• _Stated task_
In the listing below, locate the line with "Convert this chart" and the line with "two_theta = np.round(np.arange(200, 701)", then output both and everything between them exactly, minus any pictures.

Data entries:
================
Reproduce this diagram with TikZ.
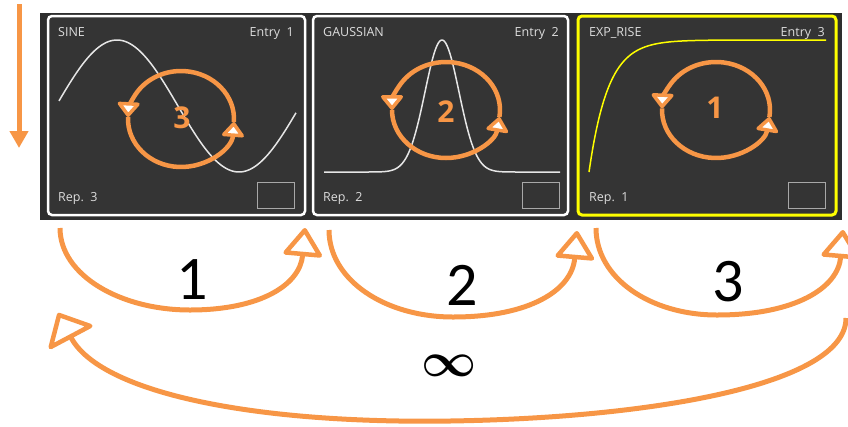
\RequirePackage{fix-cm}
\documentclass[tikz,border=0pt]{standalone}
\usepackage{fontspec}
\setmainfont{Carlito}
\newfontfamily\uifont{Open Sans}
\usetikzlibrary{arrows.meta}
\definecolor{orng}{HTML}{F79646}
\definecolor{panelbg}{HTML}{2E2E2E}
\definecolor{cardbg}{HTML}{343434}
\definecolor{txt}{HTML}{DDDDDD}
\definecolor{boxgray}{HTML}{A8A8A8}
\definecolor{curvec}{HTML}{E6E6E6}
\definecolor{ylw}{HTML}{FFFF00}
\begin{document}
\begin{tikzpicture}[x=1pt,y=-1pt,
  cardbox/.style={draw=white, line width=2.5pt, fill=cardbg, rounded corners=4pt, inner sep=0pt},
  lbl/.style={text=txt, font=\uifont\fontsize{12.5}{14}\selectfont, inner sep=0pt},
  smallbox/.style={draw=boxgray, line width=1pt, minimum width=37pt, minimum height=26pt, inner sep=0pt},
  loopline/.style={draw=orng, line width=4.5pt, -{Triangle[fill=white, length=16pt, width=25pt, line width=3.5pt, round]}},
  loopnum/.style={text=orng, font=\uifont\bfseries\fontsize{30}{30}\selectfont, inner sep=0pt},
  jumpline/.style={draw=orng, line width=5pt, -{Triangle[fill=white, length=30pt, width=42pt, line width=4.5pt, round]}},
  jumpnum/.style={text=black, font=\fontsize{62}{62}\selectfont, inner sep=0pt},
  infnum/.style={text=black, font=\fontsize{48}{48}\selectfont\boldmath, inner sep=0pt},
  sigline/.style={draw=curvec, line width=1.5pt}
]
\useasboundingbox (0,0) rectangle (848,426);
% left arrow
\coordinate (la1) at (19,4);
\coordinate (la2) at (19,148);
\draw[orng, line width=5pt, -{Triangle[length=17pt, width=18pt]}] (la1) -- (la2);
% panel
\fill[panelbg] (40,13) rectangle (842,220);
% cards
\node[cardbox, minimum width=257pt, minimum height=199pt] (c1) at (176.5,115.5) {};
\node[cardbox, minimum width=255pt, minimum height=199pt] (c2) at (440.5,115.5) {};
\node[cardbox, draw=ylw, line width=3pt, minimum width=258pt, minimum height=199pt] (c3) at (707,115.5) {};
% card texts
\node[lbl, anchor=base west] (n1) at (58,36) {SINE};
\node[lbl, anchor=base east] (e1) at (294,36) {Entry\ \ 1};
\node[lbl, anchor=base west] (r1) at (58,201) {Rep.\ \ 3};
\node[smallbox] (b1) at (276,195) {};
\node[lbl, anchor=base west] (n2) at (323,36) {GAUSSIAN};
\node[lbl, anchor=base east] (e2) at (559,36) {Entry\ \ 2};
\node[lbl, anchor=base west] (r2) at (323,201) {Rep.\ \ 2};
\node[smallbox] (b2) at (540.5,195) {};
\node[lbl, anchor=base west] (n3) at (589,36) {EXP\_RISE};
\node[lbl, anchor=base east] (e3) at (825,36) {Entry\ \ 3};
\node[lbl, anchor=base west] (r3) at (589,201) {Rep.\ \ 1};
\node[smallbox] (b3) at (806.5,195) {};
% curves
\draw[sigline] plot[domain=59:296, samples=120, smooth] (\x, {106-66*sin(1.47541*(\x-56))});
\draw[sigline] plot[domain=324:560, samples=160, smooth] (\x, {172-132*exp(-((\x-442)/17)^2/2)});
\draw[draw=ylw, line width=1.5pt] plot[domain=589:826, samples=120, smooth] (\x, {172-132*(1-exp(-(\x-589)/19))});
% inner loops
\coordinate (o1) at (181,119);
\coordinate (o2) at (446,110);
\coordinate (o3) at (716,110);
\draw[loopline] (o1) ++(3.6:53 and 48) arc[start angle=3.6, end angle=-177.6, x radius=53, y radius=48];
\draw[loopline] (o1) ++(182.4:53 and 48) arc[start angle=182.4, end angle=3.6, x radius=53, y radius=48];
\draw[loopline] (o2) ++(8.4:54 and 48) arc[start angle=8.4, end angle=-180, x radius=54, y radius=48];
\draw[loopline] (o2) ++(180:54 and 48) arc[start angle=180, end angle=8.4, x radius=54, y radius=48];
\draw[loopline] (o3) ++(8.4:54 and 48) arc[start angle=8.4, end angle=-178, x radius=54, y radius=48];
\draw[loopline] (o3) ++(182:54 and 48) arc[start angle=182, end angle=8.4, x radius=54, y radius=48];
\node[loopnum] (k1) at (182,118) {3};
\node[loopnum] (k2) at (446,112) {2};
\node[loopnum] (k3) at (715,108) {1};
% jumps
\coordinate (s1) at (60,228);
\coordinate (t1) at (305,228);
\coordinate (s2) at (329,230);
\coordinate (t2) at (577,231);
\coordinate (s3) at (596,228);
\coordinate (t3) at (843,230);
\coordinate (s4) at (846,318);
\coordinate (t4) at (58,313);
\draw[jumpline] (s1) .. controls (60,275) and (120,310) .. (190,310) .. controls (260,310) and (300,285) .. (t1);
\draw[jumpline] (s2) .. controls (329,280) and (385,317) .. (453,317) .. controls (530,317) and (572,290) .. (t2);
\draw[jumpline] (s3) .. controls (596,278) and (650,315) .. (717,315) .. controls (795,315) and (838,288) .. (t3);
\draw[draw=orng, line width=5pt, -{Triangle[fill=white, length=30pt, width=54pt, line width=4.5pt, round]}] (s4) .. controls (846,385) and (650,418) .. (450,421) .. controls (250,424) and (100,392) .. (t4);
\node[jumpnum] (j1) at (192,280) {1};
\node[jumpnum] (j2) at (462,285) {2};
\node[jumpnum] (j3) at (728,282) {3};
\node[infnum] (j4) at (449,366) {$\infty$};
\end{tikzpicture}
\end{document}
================
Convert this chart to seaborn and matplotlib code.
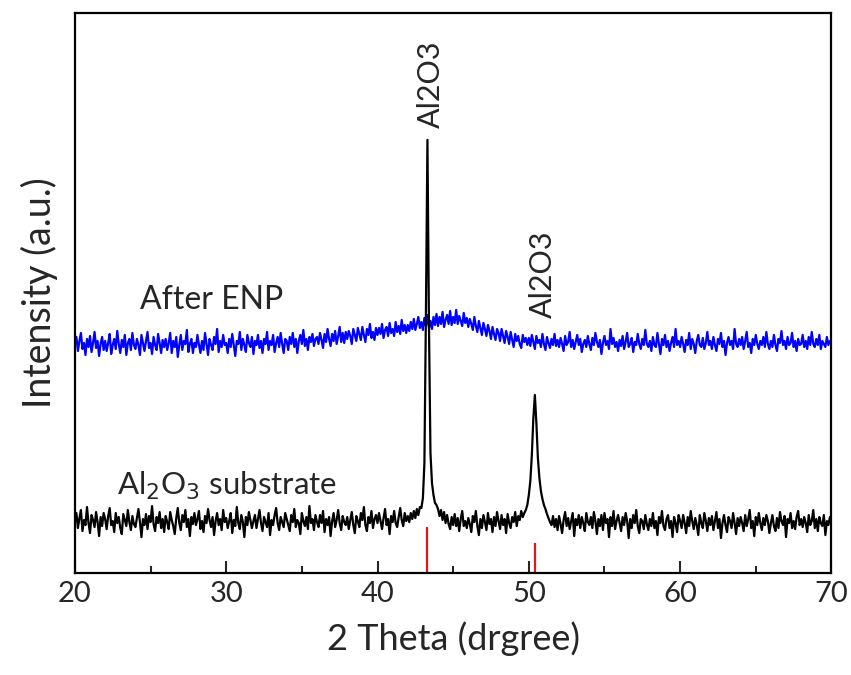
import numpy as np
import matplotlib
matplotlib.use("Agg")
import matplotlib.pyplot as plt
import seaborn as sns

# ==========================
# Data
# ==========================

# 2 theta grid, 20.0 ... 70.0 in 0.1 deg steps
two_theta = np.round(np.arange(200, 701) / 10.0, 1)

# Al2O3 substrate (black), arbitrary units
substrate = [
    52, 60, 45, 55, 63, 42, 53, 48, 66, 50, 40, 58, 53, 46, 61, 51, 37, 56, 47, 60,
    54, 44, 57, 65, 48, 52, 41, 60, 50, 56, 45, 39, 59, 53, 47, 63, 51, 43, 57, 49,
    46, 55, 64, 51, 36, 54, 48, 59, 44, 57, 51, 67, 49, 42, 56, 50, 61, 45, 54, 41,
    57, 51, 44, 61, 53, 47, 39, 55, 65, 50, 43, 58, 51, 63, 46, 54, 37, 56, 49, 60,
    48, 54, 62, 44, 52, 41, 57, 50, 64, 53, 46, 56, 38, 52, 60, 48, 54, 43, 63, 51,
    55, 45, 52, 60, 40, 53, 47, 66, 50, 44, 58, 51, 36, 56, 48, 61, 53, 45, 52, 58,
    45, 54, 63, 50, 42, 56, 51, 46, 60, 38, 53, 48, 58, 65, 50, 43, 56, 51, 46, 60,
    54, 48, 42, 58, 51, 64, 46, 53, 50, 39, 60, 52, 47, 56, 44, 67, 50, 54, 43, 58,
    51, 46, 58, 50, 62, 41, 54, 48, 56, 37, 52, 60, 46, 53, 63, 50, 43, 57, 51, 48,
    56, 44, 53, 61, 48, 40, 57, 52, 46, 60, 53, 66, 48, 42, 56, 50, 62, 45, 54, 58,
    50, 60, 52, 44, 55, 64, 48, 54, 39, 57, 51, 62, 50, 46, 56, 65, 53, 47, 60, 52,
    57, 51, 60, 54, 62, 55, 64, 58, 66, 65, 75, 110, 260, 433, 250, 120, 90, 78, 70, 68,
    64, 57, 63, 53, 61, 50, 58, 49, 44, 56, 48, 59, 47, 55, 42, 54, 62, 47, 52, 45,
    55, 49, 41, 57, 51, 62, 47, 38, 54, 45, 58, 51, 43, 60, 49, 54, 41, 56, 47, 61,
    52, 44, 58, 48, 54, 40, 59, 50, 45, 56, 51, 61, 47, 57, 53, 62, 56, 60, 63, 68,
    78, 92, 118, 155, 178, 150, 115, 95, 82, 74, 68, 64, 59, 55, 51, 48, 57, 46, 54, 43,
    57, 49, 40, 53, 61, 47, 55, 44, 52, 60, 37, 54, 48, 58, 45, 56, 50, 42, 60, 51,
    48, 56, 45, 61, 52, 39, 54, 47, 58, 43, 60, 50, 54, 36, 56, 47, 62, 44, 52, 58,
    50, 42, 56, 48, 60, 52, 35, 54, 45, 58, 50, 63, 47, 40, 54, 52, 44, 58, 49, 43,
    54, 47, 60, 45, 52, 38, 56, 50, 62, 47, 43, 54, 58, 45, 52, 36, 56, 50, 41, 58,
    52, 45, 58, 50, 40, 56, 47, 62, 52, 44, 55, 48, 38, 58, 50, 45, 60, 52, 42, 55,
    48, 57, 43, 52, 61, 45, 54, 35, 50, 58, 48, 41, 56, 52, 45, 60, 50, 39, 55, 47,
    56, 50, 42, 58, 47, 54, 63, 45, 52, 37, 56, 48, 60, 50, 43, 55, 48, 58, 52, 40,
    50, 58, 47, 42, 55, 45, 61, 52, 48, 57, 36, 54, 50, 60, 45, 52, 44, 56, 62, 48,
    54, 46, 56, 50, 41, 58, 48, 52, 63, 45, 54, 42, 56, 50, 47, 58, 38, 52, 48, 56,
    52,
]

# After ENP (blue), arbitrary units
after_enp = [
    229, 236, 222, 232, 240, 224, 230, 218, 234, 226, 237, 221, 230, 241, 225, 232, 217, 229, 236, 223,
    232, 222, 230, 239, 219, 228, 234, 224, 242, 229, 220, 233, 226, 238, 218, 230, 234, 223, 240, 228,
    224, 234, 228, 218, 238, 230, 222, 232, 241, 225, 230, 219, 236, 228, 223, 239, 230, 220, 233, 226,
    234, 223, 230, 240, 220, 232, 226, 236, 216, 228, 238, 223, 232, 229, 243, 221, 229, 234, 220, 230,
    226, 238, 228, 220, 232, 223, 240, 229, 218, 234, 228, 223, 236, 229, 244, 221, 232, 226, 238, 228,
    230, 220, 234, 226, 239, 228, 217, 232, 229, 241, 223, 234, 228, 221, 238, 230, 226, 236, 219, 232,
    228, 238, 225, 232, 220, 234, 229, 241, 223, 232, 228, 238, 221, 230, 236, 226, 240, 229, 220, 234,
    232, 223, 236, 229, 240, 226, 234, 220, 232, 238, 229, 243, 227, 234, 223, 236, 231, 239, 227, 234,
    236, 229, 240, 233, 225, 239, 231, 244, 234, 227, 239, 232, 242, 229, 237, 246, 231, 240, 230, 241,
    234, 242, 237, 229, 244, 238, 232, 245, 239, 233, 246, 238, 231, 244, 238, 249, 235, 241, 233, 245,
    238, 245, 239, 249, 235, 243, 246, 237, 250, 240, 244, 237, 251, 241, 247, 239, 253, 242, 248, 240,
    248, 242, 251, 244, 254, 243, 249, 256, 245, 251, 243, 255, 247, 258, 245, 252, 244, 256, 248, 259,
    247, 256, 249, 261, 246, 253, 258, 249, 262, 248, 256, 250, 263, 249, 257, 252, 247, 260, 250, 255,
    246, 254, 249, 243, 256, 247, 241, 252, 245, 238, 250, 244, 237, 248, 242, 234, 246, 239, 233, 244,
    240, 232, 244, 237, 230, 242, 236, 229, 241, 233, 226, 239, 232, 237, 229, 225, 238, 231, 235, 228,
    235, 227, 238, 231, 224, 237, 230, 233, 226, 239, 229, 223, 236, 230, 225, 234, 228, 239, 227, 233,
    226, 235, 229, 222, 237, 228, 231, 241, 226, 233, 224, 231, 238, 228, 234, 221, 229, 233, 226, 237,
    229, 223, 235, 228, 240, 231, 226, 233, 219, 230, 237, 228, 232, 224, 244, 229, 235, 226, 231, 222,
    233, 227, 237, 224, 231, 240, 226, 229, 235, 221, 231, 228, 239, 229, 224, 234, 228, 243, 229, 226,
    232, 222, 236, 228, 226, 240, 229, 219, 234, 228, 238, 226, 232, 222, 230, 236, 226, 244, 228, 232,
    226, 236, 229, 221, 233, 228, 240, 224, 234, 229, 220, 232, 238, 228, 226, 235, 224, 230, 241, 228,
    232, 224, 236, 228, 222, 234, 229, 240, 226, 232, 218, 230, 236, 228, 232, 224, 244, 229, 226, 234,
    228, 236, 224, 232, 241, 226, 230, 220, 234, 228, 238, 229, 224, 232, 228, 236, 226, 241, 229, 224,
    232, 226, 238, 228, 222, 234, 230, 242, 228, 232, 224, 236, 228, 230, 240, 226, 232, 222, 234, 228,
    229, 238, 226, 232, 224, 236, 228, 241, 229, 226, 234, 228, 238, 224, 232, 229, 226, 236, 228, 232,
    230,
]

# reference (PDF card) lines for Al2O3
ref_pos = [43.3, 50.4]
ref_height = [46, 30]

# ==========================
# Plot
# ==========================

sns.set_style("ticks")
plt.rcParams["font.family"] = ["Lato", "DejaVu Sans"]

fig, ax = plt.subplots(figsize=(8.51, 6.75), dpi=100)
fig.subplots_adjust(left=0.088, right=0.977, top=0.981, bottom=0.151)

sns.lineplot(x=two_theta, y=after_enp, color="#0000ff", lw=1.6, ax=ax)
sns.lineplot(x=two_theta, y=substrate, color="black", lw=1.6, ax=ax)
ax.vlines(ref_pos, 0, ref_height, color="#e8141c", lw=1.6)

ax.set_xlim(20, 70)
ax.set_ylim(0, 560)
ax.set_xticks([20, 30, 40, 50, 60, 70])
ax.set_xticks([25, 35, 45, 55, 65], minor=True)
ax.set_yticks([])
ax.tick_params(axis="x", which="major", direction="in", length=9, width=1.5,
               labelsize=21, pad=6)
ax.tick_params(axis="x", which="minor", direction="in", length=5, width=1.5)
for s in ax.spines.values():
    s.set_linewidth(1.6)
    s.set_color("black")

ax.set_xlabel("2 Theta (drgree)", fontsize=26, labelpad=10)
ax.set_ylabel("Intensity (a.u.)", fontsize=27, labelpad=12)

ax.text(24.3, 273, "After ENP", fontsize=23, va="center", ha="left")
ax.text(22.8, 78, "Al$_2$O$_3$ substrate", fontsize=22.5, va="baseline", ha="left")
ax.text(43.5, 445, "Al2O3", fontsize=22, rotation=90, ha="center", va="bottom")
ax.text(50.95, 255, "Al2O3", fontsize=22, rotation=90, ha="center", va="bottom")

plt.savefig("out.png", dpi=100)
================
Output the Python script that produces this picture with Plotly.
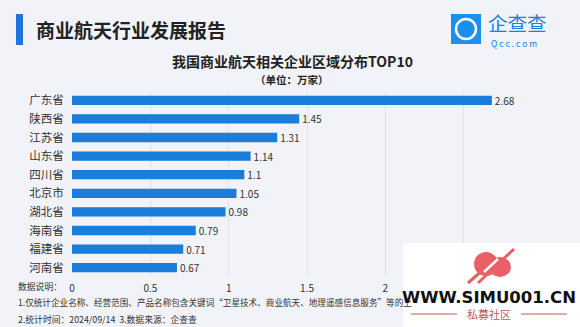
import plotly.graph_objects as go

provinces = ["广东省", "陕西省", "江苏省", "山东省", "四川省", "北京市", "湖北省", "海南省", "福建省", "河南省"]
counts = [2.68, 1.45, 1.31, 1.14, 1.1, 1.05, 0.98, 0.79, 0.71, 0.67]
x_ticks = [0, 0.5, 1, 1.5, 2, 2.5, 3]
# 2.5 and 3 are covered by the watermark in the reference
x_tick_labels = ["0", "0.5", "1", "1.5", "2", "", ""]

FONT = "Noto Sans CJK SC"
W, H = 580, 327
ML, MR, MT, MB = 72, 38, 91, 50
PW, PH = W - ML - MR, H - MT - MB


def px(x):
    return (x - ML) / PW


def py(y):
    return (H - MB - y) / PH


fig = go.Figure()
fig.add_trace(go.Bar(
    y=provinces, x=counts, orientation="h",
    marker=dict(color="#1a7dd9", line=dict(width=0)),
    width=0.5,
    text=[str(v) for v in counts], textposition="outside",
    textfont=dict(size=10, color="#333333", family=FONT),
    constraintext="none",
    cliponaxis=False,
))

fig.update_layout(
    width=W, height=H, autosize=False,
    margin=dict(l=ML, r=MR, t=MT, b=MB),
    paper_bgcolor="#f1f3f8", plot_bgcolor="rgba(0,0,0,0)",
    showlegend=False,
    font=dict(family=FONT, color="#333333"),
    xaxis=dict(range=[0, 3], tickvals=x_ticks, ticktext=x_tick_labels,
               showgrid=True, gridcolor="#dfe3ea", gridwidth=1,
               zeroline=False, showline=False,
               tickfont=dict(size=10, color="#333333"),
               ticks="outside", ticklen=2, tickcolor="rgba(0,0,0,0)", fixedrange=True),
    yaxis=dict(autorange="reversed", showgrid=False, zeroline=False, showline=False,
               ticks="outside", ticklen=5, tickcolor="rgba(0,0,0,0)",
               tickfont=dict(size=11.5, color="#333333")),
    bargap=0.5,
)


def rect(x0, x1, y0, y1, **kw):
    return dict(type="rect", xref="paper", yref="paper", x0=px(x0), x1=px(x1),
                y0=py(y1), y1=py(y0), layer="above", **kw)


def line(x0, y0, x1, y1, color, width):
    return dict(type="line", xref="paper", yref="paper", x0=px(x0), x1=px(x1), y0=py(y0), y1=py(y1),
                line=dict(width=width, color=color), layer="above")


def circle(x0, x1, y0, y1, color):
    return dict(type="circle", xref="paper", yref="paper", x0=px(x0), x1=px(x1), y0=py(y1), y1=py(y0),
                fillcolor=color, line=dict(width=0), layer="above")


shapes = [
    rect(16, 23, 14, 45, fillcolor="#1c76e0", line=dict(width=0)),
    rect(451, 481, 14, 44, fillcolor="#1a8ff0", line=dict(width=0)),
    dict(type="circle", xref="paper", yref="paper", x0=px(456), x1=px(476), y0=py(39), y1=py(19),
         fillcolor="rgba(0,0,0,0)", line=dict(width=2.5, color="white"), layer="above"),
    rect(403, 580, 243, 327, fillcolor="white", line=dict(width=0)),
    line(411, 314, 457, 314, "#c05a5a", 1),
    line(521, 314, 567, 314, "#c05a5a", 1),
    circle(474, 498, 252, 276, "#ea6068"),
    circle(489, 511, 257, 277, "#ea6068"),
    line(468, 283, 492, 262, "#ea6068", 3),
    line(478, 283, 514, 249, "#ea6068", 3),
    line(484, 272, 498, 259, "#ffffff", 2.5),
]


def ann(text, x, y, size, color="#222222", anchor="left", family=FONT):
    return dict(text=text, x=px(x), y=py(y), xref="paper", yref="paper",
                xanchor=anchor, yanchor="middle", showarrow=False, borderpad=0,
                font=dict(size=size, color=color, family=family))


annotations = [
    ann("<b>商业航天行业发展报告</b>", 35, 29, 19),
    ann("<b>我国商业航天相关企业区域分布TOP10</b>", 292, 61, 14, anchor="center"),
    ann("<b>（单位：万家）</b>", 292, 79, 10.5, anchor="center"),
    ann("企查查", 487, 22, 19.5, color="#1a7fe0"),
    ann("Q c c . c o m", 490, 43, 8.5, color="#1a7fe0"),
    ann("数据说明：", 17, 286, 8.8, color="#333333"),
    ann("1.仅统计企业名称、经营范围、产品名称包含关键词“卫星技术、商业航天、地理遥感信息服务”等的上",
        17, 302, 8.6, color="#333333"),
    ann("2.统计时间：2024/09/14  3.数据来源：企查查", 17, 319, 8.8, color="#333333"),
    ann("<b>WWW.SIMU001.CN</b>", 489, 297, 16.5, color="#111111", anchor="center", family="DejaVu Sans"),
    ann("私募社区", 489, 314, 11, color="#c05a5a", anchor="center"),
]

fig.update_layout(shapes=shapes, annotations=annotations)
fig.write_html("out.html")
================
• _Correct result_
Convert this chart to seaborn and matplotlib code.
import numpy as np
import matplotlib
matplotlib.use("Agg")
import matplotlib.pyplot as plt
import seaborn as sns

# ==========================
# Data
# ==========================

# 2 theta grid, 20.0 ... 70.0 in 0.1 deg steps
two_theta = np.round(np.arange(200, 701) / 10.0, 1)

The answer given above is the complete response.